The law wasn’t given to Moses for five more centuries, so how could Abraham have known it? Even had he known it, he couldn’t have kept it. When we study the life of Abraham in the Old Testament, it becomes apparent that although he was a man who did many good things, he also had several significant failures in his life. Not a perfect man—Abraham must be numbered among sinners, “For all have sinned and fall short of the glory of God” (Rom.3:23). All the law can do is show us that we are lost, “because the law brings about wrath; for where there is no law there is no transgression” (Rom.4:15). That is a vital part of salvation in that Christ came to save sinners. That’s the only kind of people He does save. Unless I am willing to acknowledge that I am a sinner, I will never call out for a Savior.


Therefore it is of faith that it might be according to grace, so that the promise might be sure to all the seed, not only to those who are of the law, but also to those who are of the faith of Abraham, who is the father of us all (as it is written, “I have made you a father of many nations”) in the presence of Him whom he believed—God, who gives life to the dead and calls those things which do not exist as though they did; who, contrary to hope, in hope believed, so that he became the father of many nations, according to what was spoken, “So shall your descendants be.” (Romans 4:16-18)

God didn’t intend for Abraham to be a reservoir of blessing, but a river of blessing. He would be the father of all those who place their faith in Christ. That is to be true of us as well. If the righteousness of Christ becomes ours by faith, then that faith in Christ is to be shared with others—for that too is their only hope of eternal life. How many spiritual descendants do you have? I think of an old song I used to hear:

“Must I go, and empty-handed?
Must I meet my Savior so?
Not one soul, with which to greet Him;
Must I empty-handed go?”

That certainly is not God’s intention for us. Share your life in Christ with someone today. Perhaps the Holy Spirit will open their heart, as He once did for you.

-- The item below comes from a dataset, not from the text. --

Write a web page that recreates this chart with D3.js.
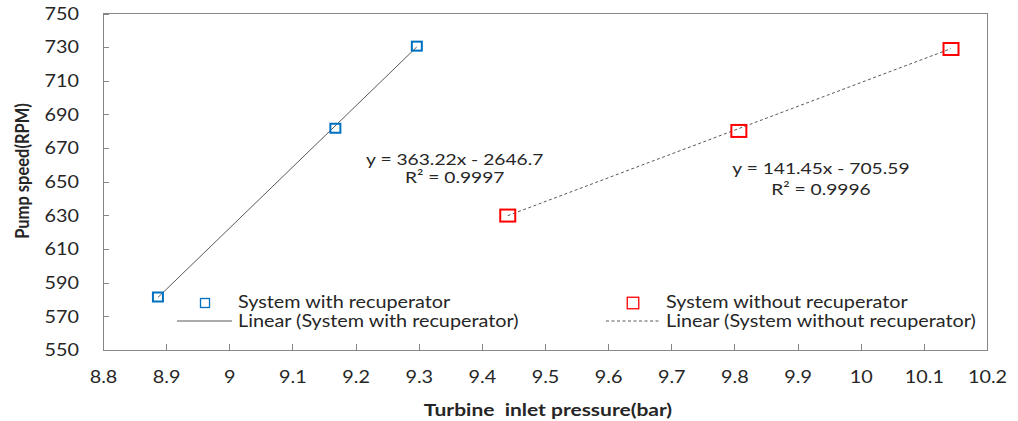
<!DOCTYPE html>
<html>
<head>
<meta charset="utf-8">
<script src="https://cdn.jsdelivr.net/npm/d3@7"></script>
<style>
  body { margin: 0; background: #fff; }
  svg { display: block; }
</style>
</head>
<body>
<svg id="chart" width="1018" height="421"></svg>
<script>
// Measured operating points
const pressureWith = [8.887, 9.168, 9.297];
const speedWith = [581.5, 681.8, 730.6];
const pressureWithout = [9.441, 9.807, 10.143];
const speedWithout = [629.9, 680.2, 728.9];

// Linear trendline fits: [with recuperator, without recuperator]
const fitSlopes = [363.22, 141.45];
const fitIntercepts = [-2646.7, -705.59];
const fitR2 = ["0.9997", "0.9996"];
// where each fit equation is written, in data units
const fitLabelX = [9.357, 9.937];
const fitLabelY = [660, 654.6];

// Axis ticks
const xTickValues = [8.8, 8.9, 9.0, 9.1, 9.2, 9.3, 9.4, 9.5, 9.6, 9.7, 9.8, 9.9, 10.0, 10.1, 10.2];
const xTickLabels = ["8.8", "8.9", "9", "9.1", "9.2", "9.3", "9.4", "9.5", "9.6", "9.7", "9.8", "9.9", "10", "10.1", "10.2"];
const yTickValues = [550, 570, 590, 610, 630, 650, 670, 690, 710, 730, 750];
const yTickLabels = ["550", "570", "590", "610", "630", "650", "670", "690", "710", "730", "750"];

const seriesNames = ["System with recuperator", "System without recuperator"];

// ---- layout / style ----
const FONT = "Lato, 'Open Sans', sans-serif";
const SX = 1.2;              // horizontal text stretch
const TEXT = "#262626";
const AXIS = "#868686";
const BLUE = "#0070C0";
const RED = "#FF0000";
const TREND = "#595959";

const plot = { left: 103, right: 987, top: 13.5, bottom: 350 };

const svg = d3.select("#chart");

const x = d3.scaleLinear().domain([8.8, 10.2]).range([plot.left, plot.right]);
const y = d3.scaleLinear().domain([550, 750]).range([plot.bottom, plot.top]);

function stretchedText(parent, px, py, str, opts = {}) {
  const rot = opts.rotate ? ` rotate(${opts.rotate}) scale(1,${SX})` : ` scale(${SX},1)`;
  return parent.append("text")
    .attr("transform", `translate(${px},${py})` + rot)
    .attr("text-anchor", opts.anchor || "start")
    .attr("font-family", FONT)
    .attr("font-size", opts.size || 16)
    .attr("font-weight", opts.weight || "normal")
    .attr("fill", TEXT)
    .text(str);
}

// plot frame
svg.append("rect")
  .attr("x", plot.left).attr("y", plot.top)
  .attr("width", plot.right - plot.left).attr("height", plot.bottom - plot.top)
  .attr("fill", "none").attr("stroke", AXIS).attr("stroke-width", 1)
  .attr("shape-rendering", "crispEdges");

// x axis (ticks point into the plot)
const xAxis = svg.append("g")
  .attr("transform", `translate(0,${plot.bottom})`)
  .call(d3.axisBottom(x).tickValues(xTickValues)
    .tickFormat((d, i) => xTickLabels[i]).tickSizeInner(-6).tickSizeOuter(0));
xAxis.select(".domain").remove();
xAxis.selectAll(".tick line").attr("stroke", AXIS).attr("shape-rendering", "crispEdges");
xAxis.selectAll(".tick text")
  .attr("y", 33).attr("dy", null)
  .attr("transform", `scale(${SX},1)`)
  .attr("font-family", FONT).attr("font-size", 16.5).attr("fill", TEXT);

// y axis; labels right-aligned, stretched about their own end point
const yAxis = svg.append("g")
  .attr("transform", `translate(${plot.left},0)`)
  .call(d3.axisLeft(y).tickValues(yTickValues)
    .tickFormat((d, i) => yTickLabels[i]).tickSizeInner(-6).tickSizeOuter(0));
yAxis.select(".domain").remove();
yAxis.selectAll(".tick line").attr("stroke", AXIS).attr("shape-rendering", "crispEdges");
yAxis.selectAll(".tick text")
  .attr("x", -24 / SX).attr("dy", "0.35em")
  .attr("transform", `scale(${SX},1)`)
  .attr("font-family", FONT).attr("font-size", 16.5).attr("fill", TEXT);

// axis titles
stretchedText(svg, (plot.left + plot.right) / 2 + 3, 416, "Turbine\u00a0\u00a0inlet pressure(bar)",
  { anchor: "middle", size: 17.5, weight: "bold" });
stretchedText(svg, 29, 171, "Pump speed(RPM)",
  { anchor: "middle", size: 16.5, weight: "bold", rotate: -90 });

// trendlines
const fitData = [
  { xs: pressureWith, k: 0, dash: null },
  { xs: pressureWithout, k: 1, dash: "3,2.5" }
];
const line = d3.line().x(d => x(d[0])).y(d => y(d[1]));
fitData.forEach(f => {
  const ends = d3.extent(f.xs).map(v => [v, fitSlopes[f.k] * v + fitIntercepts[f.k]]);
  svg.append("path")
    .attr("d", line(ends))
    .attr("fill", "none")
    .attr("stroke", TREND)
    .attr("stroke-width", 1)
    .attr("stroke-dasharray", f.dash);
});

// markers
const withPts = pressureWith.map((p, i) => [p, speedWith[i]]);
const withoutPts = pressureWithout.map((p, i) => [p, speedWithout[i]]);

svg.append("g").selectAll("rect").data(withPts).join("rect")
  .attr("x", d => x(d[0]) - 5).attr("y", d => y(d[1]) - 4.5)
  .attr("width", 10).attr("height", 9)
  .attr("fill", "none").attr("stroke", BLUE).attr("stroke-width", 2);

svg.append("g").selectAll("rect").data(withoutPts).join("rect")
  .attr("x", d => x(d[0]) - 7.5).attr("y", d => y(d[1]) - 6)
  .attr("width", 15).attr("height", 12)
  .attr("fill", "none").attr("stroke", RED).attr("stroke-width", 2);

// fit equations
[0, 1].forEach(k => {
  const lx = x(fitLabelX[k]), ly = y(fitLabelY[k]);
  const eq = `y = ${fitSlopes[k]}x - ${Math.abs(fitIntercepts[k])}`;
  stretchedText(svg, lx, ly, eq, { anchor: "middle", size: 16 });
  stretchedText(svg, lx, ly + (k === 0 ? 18.5 : 21), `R\u00b2 = ${fitR2[k]}`, { anchor: "middle", size: 16 });
});

// legend
const legend = svg.append("g");
const legendCols = [
  { sq: 205, line: [177, 232], text: 238, color: BLUE, size: 9, dash: null },
  { sq: 633, line: [606, 661], text: 666, color: RED, size: 11.5, dash: "3,2.5" }
];
legendCols.forEach((c, i) => {
  legend.append("rect")
    .attr("x", c.sq - c.size / 2).attr("y", 303 - c.size / 2)
    .attr("width", c.size).attr("height", c.size)
    .attr("fill", "none").attr("stroke", c.color).attr("stroke-width", 1.3);
  stretchedText(legend, c.text, 308, seriesNames[i], { size: 16.5 });
  legend.append("line")
    .attr("x1", c.line[0]).attr("x2", c.line[1]).attr("y1", 321).attr("y2", 321)
    .attr("stroke", TREND).attr("stroke-width", 1).attr("stroke-dasharray", c.dash);
  stretchedText(legend, c.text, 327, `Linear (${seriesNames[i]})`, { size: 16.5 });
});
</script>
</body>
</html>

And not being weak in faith, he did not consider his own body, already dead (since he was about a hundred years old), and the deadness of Sarah’s womb. He did not waver at the promise of God through unbelief, but was strengthened in faith, giving glory to God, and being fully convinced that what He had promised He was also able to perform. And therefore “it was accounted to him for righteousness.” (Romans 4:19-22)

Faith in God’s promise produced a miracle birth. Can’t you see an old man pushing his walker out of the maternity ward saying, “It’s a boy!” Abraham was one hundred years old! That took a miracle—a miracle that came by faith. Similarly, there is another miracle birth that occurs each time someone places their faith in Christ—a second birth, a spiritual birth into the family of God! Like Abraham, we simply take God at His Word, not trusting in our works. We believe in His promise and God gives His righteousness.


Now it was not written for his sake alone that it was imputed to him, but also for us. It shall be imputed to us who believe in Him who raised up Jesus our Lord from the dead, who was delivered up because of our offenses, and was raised because of our justification. (Romans 4:23-25)

Abraham personally experienced God’s salvation, by looking forward to what Christ would do on the cross. Jesus said, “Your father Abraham rejoiced to see my day: and he saw it, and was glad” (John 8:56). He placed His faith in the promise of what God would do, while we look back at the promise of what God will do for us based on what Christ has already done! The Apostle wants to leave no doubt that the story of Abraham isn’t just a bit of archaic trivia—it is an illustration for how contemporary man can experience the provision of eternal life.

Trust in Christ today. Jesus died for you. He will save you. He will save you now.